A similar risk is introduced when a proprietary cloud database provider tries to create their own fork or version of well-known open source software. Sometimes this is done to optimize the software for the cloud environment or address license restrictions. Forked versions can deviate significantly from the better-known parent or fall behind the open source version. Well-known examples of such forks or proprietary versions are Aurora Postgres (a Postgres derivative), Amazon DocumentDB (with MongoDB compatibility), and Amazon OpenSearch Service (originally derived from Elasticsearch).

Users need to be careful when adopting cloud-specific versions or forks of open source software. Capabilities can deviate over time, and the cloud database provider may or may not adopt the new capabilities of the open source version.

Cost risk. Leading cloud database services have not experienced meaningful direct price increases. However, there is a growing understanding that the nature of cloud services can drive significant cost risk, especially in the case of self-service and rapid elasticity combined with an intransparent cost model. In on-premises environments, database administrators (DBAs) and developers must optimize code to achieve performance with the available hardware. In the cloud, it can be much more expedient to ask the cloud provider to increase provisioned input/output operations per second (IOPS), compute, or memory to optimize performance. As each increase instance drives up cost, such a short-term fix is likely to have long-lasting negative cost impacts. 

Users mitigate the cost risk in two ways: (1) close supervision of the increases of IOPS, CPU, and memory to make sure they are balanced against the cost of application optimization; (2) scrutiny of the cost models of DBaaS providers to identify and avoid vendors with complex and unpredictable cost models.

Lock-in risk. Cloud database services can create a “Hotel California” effect, where data cannot easily leave the cloud again, in several ways. While data egress cost is often mentioned, general data gravity and the integration with other cloud-specific tools for data management and analysis are more impactful. Data gravity is a complex concept that, at a high level, purports that once a business data set is available on a cloud platform, more applications likely will be deployed using the data on that platform, which in turn makes it less likely that the data can be moved elsewhere without significant business impact.

Cloud-specific tools are also a meaningful driver for lock-in. All cloud platforms provide convenient and proprietary data management and analysis tools. While they help derive business value quickly, they also create lock-in.

Users can mitigate the cloud lock-in effect by carefully avoiding the use of proprietary cloud tools and by making sure they only use DBaaS solutions that support efficient data replication to other clouds.

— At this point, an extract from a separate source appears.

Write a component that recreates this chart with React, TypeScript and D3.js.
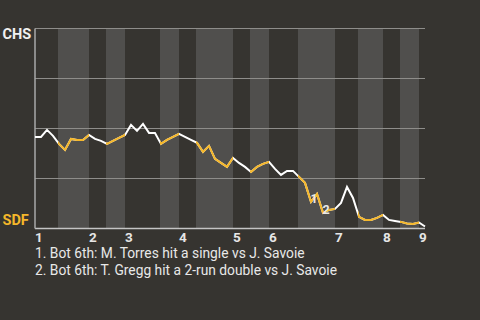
import React from 'react';
import * as d3 from 'd3';

// CHS win probability (%) after each plate appearance
const chsWinPct = [
  45.8, 45.8, 49.3, 46.3, 42.3, 39.3, 44.8, 44.3, 44.3, 46.8,
  44.8, 43.8, 42.3, 43.8, 45.3, 46.8, 51.8, 48.8, 52.3, 47.8,
  47.8, 42.3, 44.3, 45.8, 47.3, 45.8, 44.3, 42.8, 38.3, 41.3,
  34.8, 32.8, 30.8, 35.3, 32.8, 30.8, 28.3, 30.8, 32.3, 33.3,
  29.8, 26.8, 28.8, 28.8, 25.8, 22.8, 13.3, 17.3, 7.8, 9.3,
  9.8, 12.8, 20.8, 15.3, 5.8, 4.3, 4.3, 5.3, 6.8, 4.3,
  3.8, 3.3, 2.5, 2.3, 3.0, 1.0,
];

// bottom-half (SDF batting) play ranges
const bottomHalfStart = [4, 12, 21, 27, 36, 44, 54, 61];
const bottomHalfEnd = [9, 15, 24, 33, 39, 50, 58, 64];

// inning labels at the first play of each inning
const inningStart = [0, 9, 15, 24, 33, 39, 50, 58, 64];
const inningLabels = ['1', '2', '3', '4', '5', '6', '7', '8', '9'];

const teamTop = 'CHS';
const teamBottom = 'SDF';

const notePlays = [46, 48];
const noteMarks = ['1', '2'];
const noteTexts = [
  '1. Bot 6th: M. Torres hit a single vs J. Savoie',
  '2. Bot 6th: T. Gregg hit a 2-run double vs J. Savoie',
];

const yTicks = [0, 25, 50, 75, 100];

export default function App() {
  const W = 480;
  const H = 320;
  const left = 35;
  const right = 425;
  const top = 28.5;
  const bottom = 228.5;
  const BG = '#363430';
  const BAND = '#504f4d';
  const YELLOW = '#f5b72a';
  const WHITE = '#ffffff';
  const font = 'Roboto, "Noto Sans", sans-serif';

  const x = d3.scaleLinear().domain([0, chsWinPct.length - 1]).range([left, right]);
  const y = d3.scaleLinear().domain([0, 100]).range([bottom, top]);
  const line = d3
    .line<number>()
    .x((_, i) => x(i))
    .y((d) => y(d));
  const path = line(chsWinPct) || '';

  const bands = bottomHalfStart.map((s, i) => ({
    x0: x(s) - 1,
    x1: x(bottomHalfEnd[i]),
  }));

  return (
    <svg
      width={W}
      height={H}
      style={{ position: 'absolute', left: 0, top: 0, display: 'block' }}
    >
      <defs>
        <clipPath id="bottomHalves">
          {bands.map((b, i) => (
            <rect key={i} x={b.x0} y={0} width={b.x1 - b.x0} height={H} />
          ))}
        </clipPath>
      </defs>
      <rect x={0} y={0} width={W} height={H} fill={BG} />
      {bands.map((b, i) => (
        <rect key={i} x={b.x0} y={top} width={b.x1 - b.x0} height={bottom - top} fill={BAND} />
      ))}
      {yTicks.map((t) => (
        <line
          key={t}
          x1={left}
          x2={right}
          y1={y(t)}
          y2={y(t)}
          stroke={t === 0 ? '#c4c4c4' : '#8e8d8a'}
          strokeWidth={t === 0 ? 1.5 : 1.2}
        />
      ))}
      <line x1={left} x2={left} y1={top} y2={bottom} stroke="#a8a8a8" strokeWidth={1.5} />

      <path d={path} fill="none" stroke={WHITE} strokeWidth={2} strokeLinejoin="miter" />
      <path
        d={path}
        fill="none"
        stroke={YELLOW}
        strokeWidth={2}
        clipPath="url(#bottomHalves)"
      />

      {notePlays.map((p, i) => (
        <text
          key={i}
          x={x(p) + 3}
          y={y(chsWinPct[p]) + 1.5}
          textAnchor="middle"
          fontFamily={font}
          fontWeight="bold"
          fontSize={12.5}
          fill="#e8e8e8"
        >
          {noteMarks[i]}
        </text>
      ))}

      <text x={2.5} y={39} fontFamily={font} fontWeight="bold" fontSize={14.5} fill="#f0f0f0">
        {teamTop}
      </text>
      <text x={2.5} y={224.5} fontFamily={font} fontWeight="bold" fontSize={14.5} fill={YELLOW}>
        {teamBottom}
      </text>

      {inningStart.map((p, i) => (
        <text
          key={i}
          x={x(p)}
          y={242}
          fontFamily={font}
          fontWeight="bold"
          fontSize={13.5}
          fill="#e6e6e6"
        >
          {inningLabels[i]}
        </text>
      ))}

      {noteTexts.map((t, i) => (
        <text
          key={i}
          x={35}
          y={257.5 + i * 17.7}
          fontFamily={font}
          fontSize={13.8}
          fill="#e8e8e8"
        >
          {t}
        </text>
      ))}
    </svg>
  );
}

Planning for risk. Moving databases to the cloud is undoubtedly a target for many organizations, but doing so is not risk-free. Businesses need to fully investigate and understand potential weaknesses of cloud database providers in the areas of support, services, technology stagnation, cost, and lock-in. While these risks are not a reason to shy away from the cloud, it’s important to address them up front, and to understand and mitigate them as part of a carefully considered cloud migration strategy.